§ TASK DIRECTIONS
Retype the records below from their first line through the line holding "plt.rcParams['font.family'] = ['DejaVu", including both ends and no pictures.

——————————

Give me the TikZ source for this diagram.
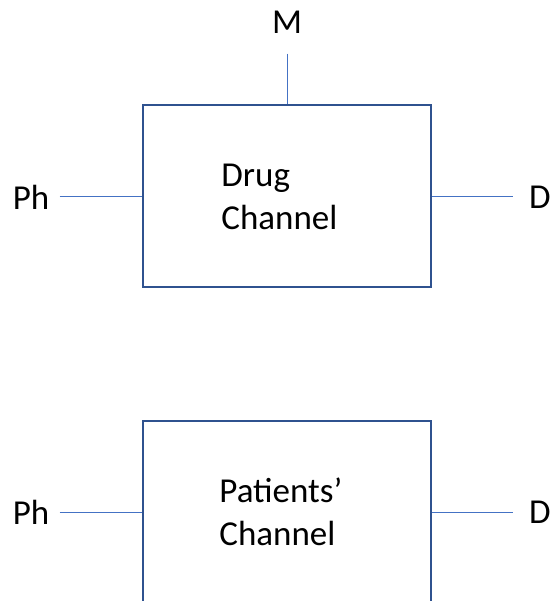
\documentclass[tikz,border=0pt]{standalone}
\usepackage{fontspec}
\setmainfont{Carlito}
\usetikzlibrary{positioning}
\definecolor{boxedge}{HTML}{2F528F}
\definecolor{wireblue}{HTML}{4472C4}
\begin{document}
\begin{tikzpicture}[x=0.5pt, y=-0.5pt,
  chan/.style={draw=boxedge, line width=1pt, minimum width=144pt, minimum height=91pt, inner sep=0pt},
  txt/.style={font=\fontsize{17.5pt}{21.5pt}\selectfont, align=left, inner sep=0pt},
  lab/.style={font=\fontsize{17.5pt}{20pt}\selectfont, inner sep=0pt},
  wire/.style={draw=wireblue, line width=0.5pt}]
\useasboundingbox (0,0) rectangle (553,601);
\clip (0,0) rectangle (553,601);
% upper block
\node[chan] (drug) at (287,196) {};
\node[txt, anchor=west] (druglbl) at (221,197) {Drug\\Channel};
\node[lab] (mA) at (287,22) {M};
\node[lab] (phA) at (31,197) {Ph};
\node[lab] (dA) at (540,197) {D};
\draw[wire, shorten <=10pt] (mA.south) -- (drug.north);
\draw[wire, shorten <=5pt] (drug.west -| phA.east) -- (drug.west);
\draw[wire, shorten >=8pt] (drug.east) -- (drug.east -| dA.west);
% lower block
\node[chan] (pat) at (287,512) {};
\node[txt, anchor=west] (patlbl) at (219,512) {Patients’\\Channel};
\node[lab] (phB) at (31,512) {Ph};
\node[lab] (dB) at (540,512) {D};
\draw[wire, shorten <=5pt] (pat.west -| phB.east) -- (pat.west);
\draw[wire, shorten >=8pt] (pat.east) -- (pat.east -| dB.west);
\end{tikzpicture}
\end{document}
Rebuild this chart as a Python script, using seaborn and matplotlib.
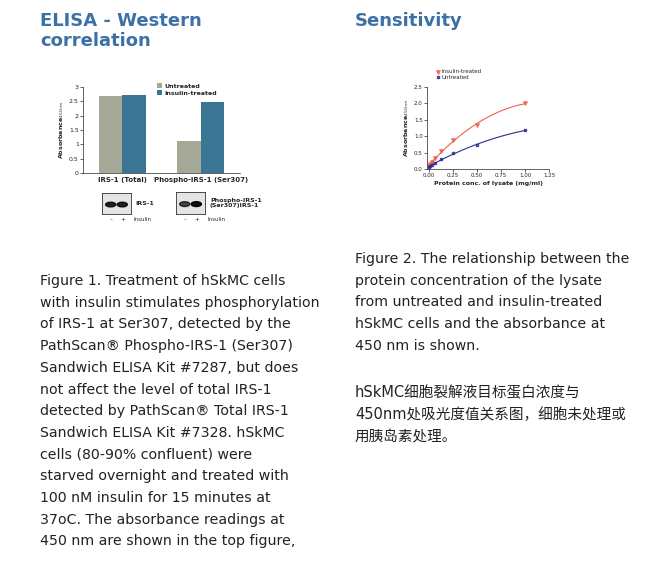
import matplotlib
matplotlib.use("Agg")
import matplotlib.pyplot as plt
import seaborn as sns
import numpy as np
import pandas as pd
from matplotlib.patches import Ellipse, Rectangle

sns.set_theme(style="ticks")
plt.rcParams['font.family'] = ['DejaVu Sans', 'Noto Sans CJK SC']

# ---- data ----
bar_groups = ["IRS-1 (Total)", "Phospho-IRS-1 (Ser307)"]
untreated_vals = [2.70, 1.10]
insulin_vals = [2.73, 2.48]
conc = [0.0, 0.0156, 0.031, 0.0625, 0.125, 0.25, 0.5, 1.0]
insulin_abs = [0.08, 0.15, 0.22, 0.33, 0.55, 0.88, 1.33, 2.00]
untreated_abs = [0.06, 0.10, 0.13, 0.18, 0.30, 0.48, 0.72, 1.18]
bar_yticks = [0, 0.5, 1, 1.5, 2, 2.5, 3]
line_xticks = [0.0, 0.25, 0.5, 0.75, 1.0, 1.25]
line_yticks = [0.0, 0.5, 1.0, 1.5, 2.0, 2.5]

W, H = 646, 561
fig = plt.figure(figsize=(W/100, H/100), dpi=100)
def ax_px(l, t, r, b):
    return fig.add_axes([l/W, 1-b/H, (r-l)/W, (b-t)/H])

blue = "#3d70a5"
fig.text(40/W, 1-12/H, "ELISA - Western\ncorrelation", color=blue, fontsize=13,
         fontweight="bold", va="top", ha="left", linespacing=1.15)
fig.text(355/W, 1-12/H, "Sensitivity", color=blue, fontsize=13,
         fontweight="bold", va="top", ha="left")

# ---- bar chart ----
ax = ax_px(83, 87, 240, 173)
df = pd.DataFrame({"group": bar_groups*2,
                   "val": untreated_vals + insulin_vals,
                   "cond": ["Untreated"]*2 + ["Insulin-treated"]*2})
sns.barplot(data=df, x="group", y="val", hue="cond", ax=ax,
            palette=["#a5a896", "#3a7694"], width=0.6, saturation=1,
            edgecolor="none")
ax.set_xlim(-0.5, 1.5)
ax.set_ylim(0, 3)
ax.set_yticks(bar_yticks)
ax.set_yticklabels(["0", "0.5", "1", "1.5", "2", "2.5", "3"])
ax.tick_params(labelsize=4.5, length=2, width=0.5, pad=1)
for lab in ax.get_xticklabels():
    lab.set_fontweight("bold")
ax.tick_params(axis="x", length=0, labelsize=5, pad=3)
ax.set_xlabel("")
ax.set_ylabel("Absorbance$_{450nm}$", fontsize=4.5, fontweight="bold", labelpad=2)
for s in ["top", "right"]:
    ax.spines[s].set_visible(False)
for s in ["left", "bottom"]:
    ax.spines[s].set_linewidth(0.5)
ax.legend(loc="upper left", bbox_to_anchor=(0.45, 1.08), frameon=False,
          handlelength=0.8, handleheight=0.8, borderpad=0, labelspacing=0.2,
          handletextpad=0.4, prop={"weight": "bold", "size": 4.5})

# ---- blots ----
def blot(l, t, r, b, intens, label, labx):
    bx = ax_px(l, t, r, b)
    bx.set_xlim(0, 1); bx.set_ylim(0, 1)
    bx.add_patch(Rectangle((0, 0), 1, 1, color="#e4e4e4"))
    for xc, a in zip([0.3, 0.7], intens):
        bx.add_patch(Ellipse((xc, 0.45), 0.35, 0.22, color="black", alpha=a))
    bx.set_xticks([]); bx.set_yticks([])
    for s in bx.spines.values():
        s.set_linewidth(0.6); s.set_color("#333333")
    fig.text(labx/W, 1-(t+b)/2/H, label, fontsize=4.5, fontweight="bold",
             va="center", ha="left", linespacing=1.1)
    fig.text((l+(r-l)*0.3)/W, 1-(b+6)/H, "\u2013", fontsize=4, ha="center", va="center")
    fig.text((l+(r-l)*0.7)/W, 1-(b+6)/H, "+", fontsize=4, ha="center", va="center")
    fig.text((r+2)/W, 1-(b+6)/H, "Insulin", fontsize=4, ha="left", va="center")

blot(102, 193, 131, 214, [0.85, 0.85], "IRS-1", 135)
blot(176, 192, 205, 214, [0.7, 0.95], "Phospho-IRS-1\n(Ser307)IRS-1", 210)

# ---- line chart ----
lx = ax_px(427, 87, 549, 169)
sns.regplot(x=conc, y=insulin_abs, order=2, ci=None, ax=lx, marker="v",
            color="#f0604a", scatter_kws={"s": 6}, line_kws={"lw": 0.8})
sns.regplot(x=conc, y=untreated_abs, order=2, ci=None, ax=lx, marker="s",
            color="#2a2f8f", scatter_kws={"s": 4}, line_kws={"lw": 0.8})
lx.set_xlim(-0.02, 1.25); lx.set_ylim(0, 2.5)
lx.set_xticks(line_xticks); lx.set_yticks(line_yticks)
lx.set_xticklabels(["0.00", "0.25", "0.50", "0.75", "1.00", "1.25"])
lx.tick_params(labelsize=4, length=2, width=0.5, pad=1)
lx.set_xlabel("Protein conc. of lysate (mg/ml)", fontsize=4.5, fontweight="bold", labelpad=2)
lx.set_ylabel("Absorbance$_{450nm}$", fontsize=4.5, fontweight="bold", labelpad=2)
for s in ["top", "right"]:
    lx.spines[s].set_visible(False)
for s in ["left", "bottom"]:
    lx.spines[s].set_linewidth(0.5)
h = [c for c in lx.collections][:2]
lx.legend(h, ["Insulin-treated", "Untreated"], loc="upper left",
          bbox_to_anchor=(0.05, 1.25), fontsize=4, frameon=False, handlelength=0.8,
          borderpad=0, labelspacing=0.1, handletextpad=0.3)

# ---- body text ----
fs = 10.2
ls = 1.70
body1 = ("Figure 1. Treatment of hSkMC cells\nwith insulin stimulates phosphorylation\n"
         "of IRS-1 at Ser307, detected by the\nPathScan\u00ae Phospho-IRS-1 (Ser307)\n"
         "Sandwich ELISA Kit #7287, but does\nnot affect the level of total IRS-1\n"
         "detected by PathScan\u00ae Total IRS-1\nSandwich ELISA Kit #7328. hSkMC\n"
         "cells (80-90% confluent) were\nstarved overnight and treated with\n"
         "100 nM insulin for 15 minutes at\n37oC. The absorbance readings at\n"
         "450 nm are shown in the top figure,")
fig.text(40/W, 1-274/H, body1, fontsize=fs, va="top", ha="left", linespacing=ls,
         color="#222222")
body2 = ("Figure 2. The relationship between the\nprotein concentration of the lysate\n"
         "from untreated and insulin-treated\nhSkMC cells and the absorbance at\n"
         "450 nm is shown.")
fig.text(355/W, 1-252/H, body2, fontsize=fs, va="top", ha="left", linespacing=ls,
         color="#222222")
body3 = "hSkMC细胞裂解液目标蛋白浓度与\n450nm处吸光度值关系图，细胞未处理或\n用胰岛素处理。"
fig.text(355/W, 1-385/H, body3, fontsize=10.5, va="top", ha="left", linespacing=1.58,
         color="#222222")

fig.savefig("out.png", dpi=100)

——————————

§ REPLY
Give me the TikZ source for this diagram.
\documentclass[tikz,border=0pt]{standalone}
\usepackage{fontspec}
\setmainfont{Carlito}
\usetikzlibrary{positioning}
\definecolor{boxedge}{HTML}{2F528F}
\definecolor{wireblue}{HTML}{4472C4}
\begin{document}
\begin{tikzpicture}[x=0.5pt, y=-0.5pt,
  chan/.style={draw=boxedge, line width=1pt, minimum width=144pt, minimum height=91pt, inner sep=0pt},
  txt/.style={font=\fontsize{17.5pt}{21.5pt}\selectfont, align=left, inner sep=0pt},
  lab/.style={font=\fontsize{17.5pt}{20pt}\selectfont, inner sep=0pt},
  wire/.style={draw=wireblue, line width=0.5pt}]
\useasboundingbox (0,0) rectangle (553,601);
\clip (0,0) rectangle (553,601);
% upper block
\node[chan] (drug) at (287,196) {};
\node[txt, anchor=west] (druglbl) at (221,197) {Drug\\Channel};
\node[lab] (mA) at (287,22) {M};
\node[lab] (phA) at (31,197) {Ph};
\node[lab] (dA) at (540,197) {D};
\draw[wire, shorten <=10pt] (mA.south) -- (drug.north);
\draw[wire, shorten <=5pt] (drug.west -| phA.east) -- (drug.west);
\draw[wire, shorten >=8pt] (drug.east) -- (drug.east -| dA.west);
% lower block
\node[chan] (pat) at (287,512) {};
\node[txt, anchor=west] (patlbl) at (219,512) {Patients’\\Channel};
\node[lab] (phB) at (31,512) {Ph};
\node[lab] (dB) at (540,512) {D};
\draw[wire, shorten <=5pt] (pat.west -| phB.east) -- (pat.west);
\draw[wire, shorten >=8pt] (pat.east) -- (pat.east -| dB.west);
\end{tikzpicture}
\end{document}
Rebuild this chart as a Python script, using seaborn and matplotlib.
import matplotlib
matplotlib.use("Agg")
import matplotlib.pyplot as plt
import seaborn as sns
import numpy as np
import pandas as pd
from matplotlib.patches import Ellipse, Rectangle

sns.set_theme(style="ticks")
plt.rcParams['font.family'] = ['DejaVu Sans', 'Noto Sans CJK SC']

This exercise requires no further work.